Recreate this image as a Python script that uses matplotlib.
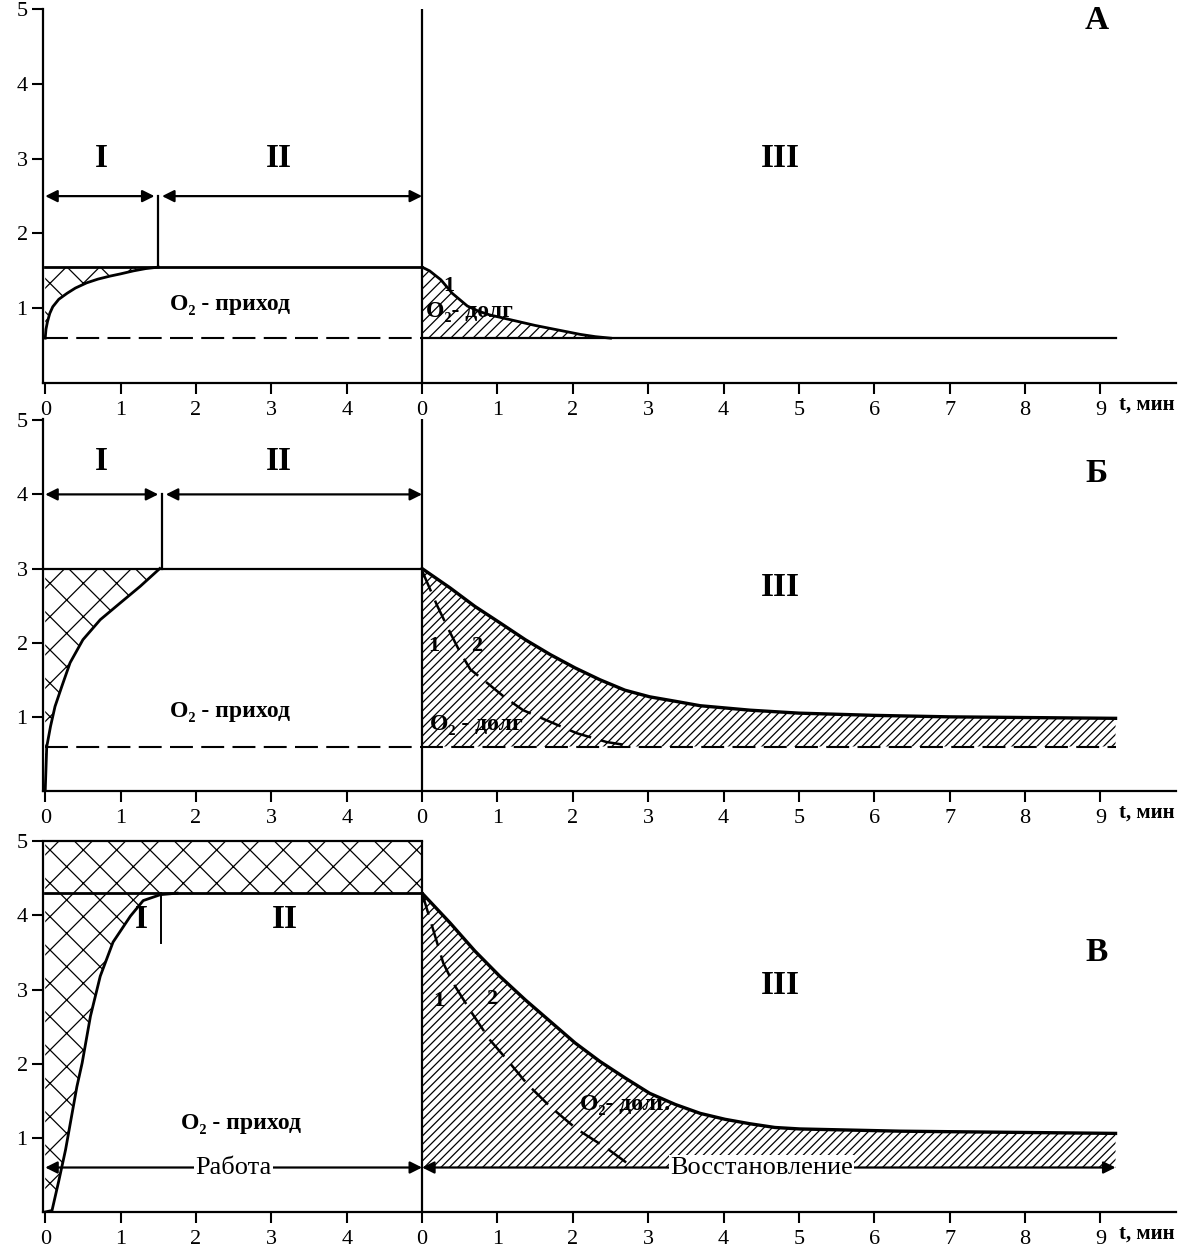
import matplotlib
matplotlib.use('Agg')
import matplotlib.pyplot as plt

plt.rcParams['font.family'] = ['Liberation Serif', 'DejaVu Serif']
plt.rcParams['hatch.linewidth'] = 0.9

# ---------------- data ----------------
WORK_END = 5.0          # recovery time is drawn shifted by the work duration
T_END_REC = 9.2         # end of the recovery traces (min)
x_tick_pos = list(range(15))
x_tick_labels = ['0', '1', '2', '3', '4', '0', '1', '2', '3', '4', '5', '6', '7', '8', '9']
y_ticks = [1, 2, 3, 4, 5]
y_tick_labels = ['1', '2', '3', '4', '5']

# Panel A
a_plateau = 1.55
a_base = 0.6
a_phase_end = 1.5
a_work_t = [0, 0.01, 0.03, 0.06, 0.1, 0.18, 0.29, 0.4, 0.55, 0.7, 0.86, 1.0, 1.17, 1.33, 1.5]
a_work_y = [0.6, 0.72, 0.82, 0.93, 1.02, 1.12, 1.2, 1.27, 1.34, 1.39, 1.43, 1.46, 1.5, 1.53, 1.55]
a_rec_t = [0, 0.1, 0.25, 0.4, 0.6, 0.75, 0.9, 1.2, 1.5, 1.8, 2.1, 2.3, 2.5]
a_rec_y = [1.55, 1.5, 1.38, 1.2, 1.03, 0.96, 0.91, 0.84, 0.77, 0.71, 0.65, 0.62, 0.6]

# Panel Б
b_plateau = 3.0
b_base = 0.6
b_phase_end = 1.55
b_work_t = [0, 0.02, 0.03, 0.07, 0.13, 0.22, 0.33, 0.5, 0.73, 1.0, 1.26, 1.52]
b_work_y = [0, 0.6, 0.65, 0.87, 1.14, 1.41, 1.73, 2.04, 2.31, 2.54, 2.76, 3.0]
b_rec_t = [0, 0.37, 0.7, 1.03, 1.37, 1.7, 2.03, 2.36, 2.69, 3.02, 3.36, 3.69, 4.02, 4.35,
           5.0, 6.0, 7.0, 9.2]
b_rec_y = [3.0, 2.74, 2.49, 2.27, 2.04, 1.84, 1.66, 1.5, 1.36, 1.27, 1.21, 1.15, 1.12, 1.09,
           1.05, 1.02, 1.0, 0.98]
b_fast_t = [0, 0.2, 0.37, 0.5, 0.64, 0.86, 1.1, 1.34, 1.66, 2.05, 2.45, 2.7]
b_fast_y = [2.97, 2.5, 2.14, 1.88, 1.64, 1.46, 1.26, 1.09, 0.95, 0.78, 0.66, 0.62]

# Panel В
v_plateau = 4.3
v_top = 5.0
v_base = 0.6
v_phase_end = 1.53
v_work_t = [0, 0.09, 0.18, 0.27, 0.42, 0.49, 0.6, 0.73, 0.9, 1.13, 1.3, 1.53, 1.75]
v_work_y = [0, 0.02, 0.42, 0.84, 1.69, 2.01, 2.64, 3.18, 3.64, 3.99, 4.2, 4.28, 4.3]
v_rec_t = [0, 0.37, 0.7, 1.03, 1.37, 1.7, 2.03, 2.36, 2.69, 3.02, 3.36, 3.69, 4.02, 4.35,
           4.68, 5.01, 6.34, 9.2]
v_rec_y = [4.3, 3.9, 3.52, 3.18, 2.86, 2.57, 2.28, 2.03, 1.81, 1.6, 1.45, 1.33, 1.25, 1.19,
           1.14, 1.12, 1.09, 1.06]
v_fast_t = [0, 0.28, 0.41, 0.65, 0.9, 1.13, 1.4, 1.7, 2.05, 2.45, 2.8]
v_fast_y = [4.3, 3.36, 3.09, 2.7, 2.32, 2.05, 1.72, 1.42, 1.12, 0.86, 0.6]

# ---------------- figure ----------------
fig = plt.figure(figsize=(11.9, 12.5), dpi=100)
axA = fig.add_axes([0.0361, 0.6936, 0.952, 0.2996])
axB = fig.add_axes([0.0361, 0.3672, 0.952, 0.2972])
axV = fig.add_axes([0.0361, 0.0304, 0.952, 0.2972])

LW = 2.0
REC_END = WORK_END + T_END_REC


def rec(ts):
    return [WORK_END + t for t in ts]


def style(ax):
    ax.set_xlim(-0.03, 15.0)
    ax.set_ylim(0, 5.01)
    for s in ['top', 'right']:
        ax.spines[s].set_visible(False)
    for s in ['left', 'bottom']:
        ax.spines[s].set_linewidth(1.6)
    ax.set_xticks(x_tick_pos)
    ax.set_xticklabels(x_tick_labels)
    ax.set_yticks(y_ticks)
    ax.set_yticklabels(y_tick_labels)
    ax.tick_params(axis='both', direction='out', length=8, width=1.5, labelsize=16)
    ax.tick_params(axis='x', pad=5)
    ax.tick_params(axis='y', pad=3)
    ax.axvline(WORK_END, ymin=0, ymax=5.0 / 5.01, color='black', lw=1.6)
    ax.text(14.25, -0.16, 't, мин', fontsize=15, fontweight='bold', va='top', ha='left',
            clip_on=False)


def dbl_arrow(ax, x0, x1, y, ms=18):
    ax.annotate('', xy=(x1, y), xytext=(x0, y),
                arrowprops=dict(arrowstyle='<|-|>', color='black', lw=1.6,
                                mutation_scale=ms, shrinkA=0, shrinkB=0))


roman_kw = dict(fontsize=24, fontweight='bold', ha='center', va='center')
lbl_kw = dict(fontsize=17, fontweight='bold', va='center')
num_kw = dict(fontsize=16, fontweight='bold', va='center')

# ---- Panel A ----
ax = axA
style(ax)
ax.fill_between(a_work_t, a_work_y, a_plateau, facecolor='none', edgecolor='black',
                hatch='x', linewidth=0)
ax.plot(a_work_t, a_work_y, color='black', lw=LW)
ax.plot([0, WORK_END], [a_plateau, a_plateau], color='black', lw=LW)
ax.plot([0, WORK_END], [a_base, a_base], color='black', lw=1.5, ls=(0, (11, 4)))
ax.plot([a_phase_end, a_phase_end], [a_plateau, 2.5], color='black', lw=1.6)
dbl_arrow(ax, 0.0, a_phase_end - 0.05, 2.5)
dbl_arrow(ax, a_phase_end + 0.05, WORK_END, 2.5)
ax.fill_between(rec(a_rec_t), a_rec_y, a_base, facecolor='none', edgecolor='black',
                hatch='///', linewidth=0)
ax.plot(rec(a_rec_t), a_rec_y, color='black', lw=LW)
ax.plot([WORK_END, REC_END], [a_base, a_base], color='black', lw=1.6)
ax.text(0.75, 3.0, 'I', **roman_kw)
ax.text(3.1, 3.0, 'II', **roman_kw)
ax.text(9.75, 3.0, 'III', **roman_kw)
ax.text(13.95, 4.85, 'А', **roman_kw)
ax.text(1.65, 1.05, 'O₂ - приход', ha='left', **lbl_kw)
ax.text(5.28, 1.3, '1', ha='left', **num_kw)
ax.text(5.05, 0.95, 'O₂- долг', ha='left', **lbl_kw)

# ---- Panel Б ----
ax = axB
style(ax)
ax.fill_between(b_work_t, b_work_y, b_plateau, facecolor='none', edgecolor='black',
                hatch='x', linewidth=0)
ax.plot(b_work_t, b_work_y, color='black', lw=LW)
ax.plot([0, WORK_END], [b_plateau, b_plateau], color='black', lw=1.6)
ax.plot([0, REC_END], [b_base, b_base], color='black', lw=1.5, ls=(0, (11, 4)))
ax.plot([b_phase_end, b_phase_end], [b_plateau, 4.0], color='black', lw=1.6)
dbl_arrow(ax, 0.0, b_phase_end - 0.05, 4.0)
dbl_arrow(ax, b_phase_end + 0.05, WORK_END, 4.0)
ax.fill_between(rec(b_rec_t), b_rec_y, b_base, facecolor='none', edgecolor='black',
                hatch='////', linewidth=0)
ax.plot(rec(b_rec_t), b_rec_y, color='black', lw=2.4)
ax.plot(rec(b_fast_t), b_fast_y, color='black', lw=1.8, ls=(0, (9, 4)))
ax.text(0.75, 4.45, 'I', **roman_kw)
ax.text(3.1, 4.45, 'II', **roman_kw)
ax.text(9.75, 2.75, 'III', **roman_kw)
ax.text(13.95, 4.28, 'Б', **roman_kw)
ax.text(1.65, 1.07, 'O₂ - приход', ha='left', **lbl_kw)
ax.text(5.08, 1.95, '1', ha='left', **num_kw)
ax.text(5.65, 1.95, '2', ha='left', **num_kw)
ax.text(5.1, 0.9, 'O₂ - долг', ha='left', **lbl_kw)

# ---- Panel В ----
ax = axV
style(ax)
ax.fill_between(v_work_t + [WORK_END], v_work_y + [v_plateau], v_top, facecolor='none',
                edgecolor='black', hatch='x', linewidth=0)
ax.plot(v_work_t, v_work_y, color='black', lw=LW)
ax.plot([0, WORK_END], [v_plateau, v_plateau], color='black', lw=LW)
ax.plot([0, WORK_END], [v_top, v_top], color='black', lw=1.6, clip_on=False)
ax.plot([v_phase_end, v_phase_end], [v_plateau, 3.63], color='black', lw=1.4)
ax.fill_between(rec(v_rec_t), v_rec_y, v_base, facecolor='none', edgecolor='black',
                hatch='////', linewidth=0)
ax.plot(rec(v_rec_t), v_rec_y, color='black', lw=2.4)
ax.plot(rec(v_fast_t), v_fast_y, color='black', lw=1.8, ls=(0, (9, 4)))
dbl_arrow(ax, 0.0, WORK_END, v_base)
dbl_arrow(ax, WORK_END, REC_END, v_base)
bb = dict(facecolor='white', edgecolor='none', pad=1)
ax.text(2.5, v_base, 'Работа', fontsize=19, ha='center', va='center', bbox=bb)
ax.text(9.5, v_base, 'Восстановление', fontsize=19, ha='center', va='center', bbox=bb)
ax.text(1.28, 3.95, 'I', **roman_kw)
ax.text(3.18, 3.95, 'II', **roman_kw)
ax.text(9.75, 3.05, 'III', **roman_kw)
ax.text(13.95, 3.5, 'В', **roman_kw)
ax.text(1.8, 1.2, 'O₂ - приход', ha='left', **lbl_kw)
ax.text(5.15, 2.85, '1', ha='left', **num_kw)
ax.text(5.85, 2.87, '2', ha='left', **num_kw)
ax.text(7.1, 1.45, 'O₂- долг.', ha='left', **lbl_kw)

fig.savefig('out.png', dpi=100)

::::

• _WRITTEN INSTRUCTION_
Copy nothing but the lines from the first one in the listing through the line with "y_tick_labels = ['1', '2', '3', '4', '5']", and omit the pictures.

• _SOLUTION TO THE PROBLEM_
Recreate this image as a Python script that uses matplotlib.
import matplotlib
matplotlib.use('Agg')
import matplotlib.pyplot as plt

plt.rcParams['font.family'] = ['Liberation Serif', 'DejaVu Serif']
plt.rcParams['hatch.linewidth'] = 0.9

# ---------------- data ----------------
WORK_END = 5.0          # recovery time is drawn shifted by the work duration
T_END_REC = 9.2         # end of the recovery traces (min)
x_tick_pos = list(range(15))
x_tick_labels = ['0', '1', '2', '3', '4', '0', '1', '2', '3', '4', '5', '6', '7', '8', '9']
y_ticks = [1, 2, 3, 4, 5]
y_tick_labels = ['1', '2', '3', '4', '5']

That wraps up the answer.